Despite warnings that the algorithm Ofqual were using could disadvantage pupils from poorer backgrounds, Williamson went ahead anyway, leaving 39.1% of pupils downgraded and plunging the higher education system into disarray. Williamson’s response, you may ask? “This is it. No U-turn, no change.” Four days later Williamson did yet another 180°, as the government announced A-level and GCSE grades would be based on teacher’s assessments after all. But by this time the damage had been done. Some universities and secondary schools found themselves oversubscribed, and are now facing huge economic hits as a result. Some students even found their original offers jeopardised and have been forced to reconfigure their immediate future. Many more have voiced their anger at a Downing Street refusing to sack Williamson.
The ministerial ensemble rather resembles a politburo, filled to the brim with careerists and yes-men who have enabled the UK’s poor response to the pandemic.
Yet, despite Williamson’s unflattering track record, it’s hard not view the recent exam debacle with as part of something greater. Over the last ten or so years of Conservative rule, we’ve seen a remarkable decline in social mobility in the UK. Last year the government commission into this issue made the shocking discovery that there’s been virtually no changes in social mobility since 2014. Conservative governments’ consecutive programmes of austerity have stifled aspiration in this country, with “almost all forms of adult education [being] in decline since 2010”. The economic starvation of the education system goes hand-in-hand with the strangely backwards reforms that the government pushed for as early as the coalition years, with Michael Gove’s attempts to bring back the harsh O-level system, create an air-brushed curriculum and a drive to create self-selecting academies demonstrating a longstanding desire for increased social segregation and stratification.
In this context, the recent exam fiasco feels less like a series of incompetent decisions, and more like a calculated way to further entrench class divisions. The Guardian made note that the algorithm was designed to favour smaller class sizes, which in turn benefited independent schools, leading to record percentage increases in As and A*s whilst comprehensives were below the average. This benchmarking based on results from previous years punished aspirational or gifted students from poorer backgrounds, becoming a levelling down for those left behind instead of the promised levelling up. It’s unsurprising that the algorithm was designed to favour the privileged considering nearly 70% of the current cabinet is privately educated, despite only 6.5% of people being privately educated in the UK. And it’s notable that no other country in Europe faced an exam meltdown like we did, especially as the UN singled us out for having especially harsh austerity policies that have left one fifth of the UK in poverty.

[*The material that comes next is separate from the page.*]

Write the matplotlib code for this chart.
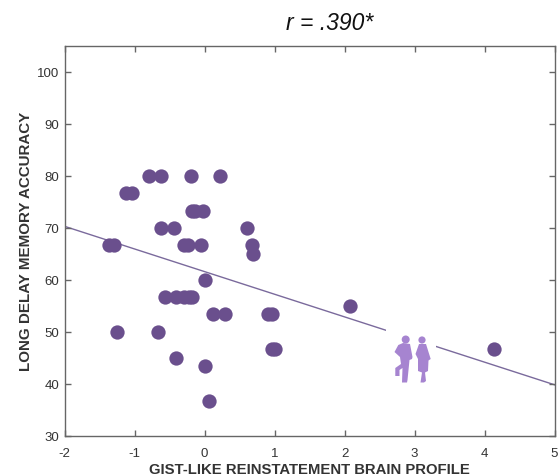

If the last six months of government policy have been marred by incompetence, then the last decade has been defined by callousness. Considering how difficult it is to pinpoint whether the exam’s fiasco is an example of the former or the latter, the next four years of politics look particularly bleak. Perhaps the government will embark on one final U-turn to steer the country into less tumultuous waters and return the Tories to their (albeit limited) former glory. But given their handling of the pandemic, they’d probably bungle that as well.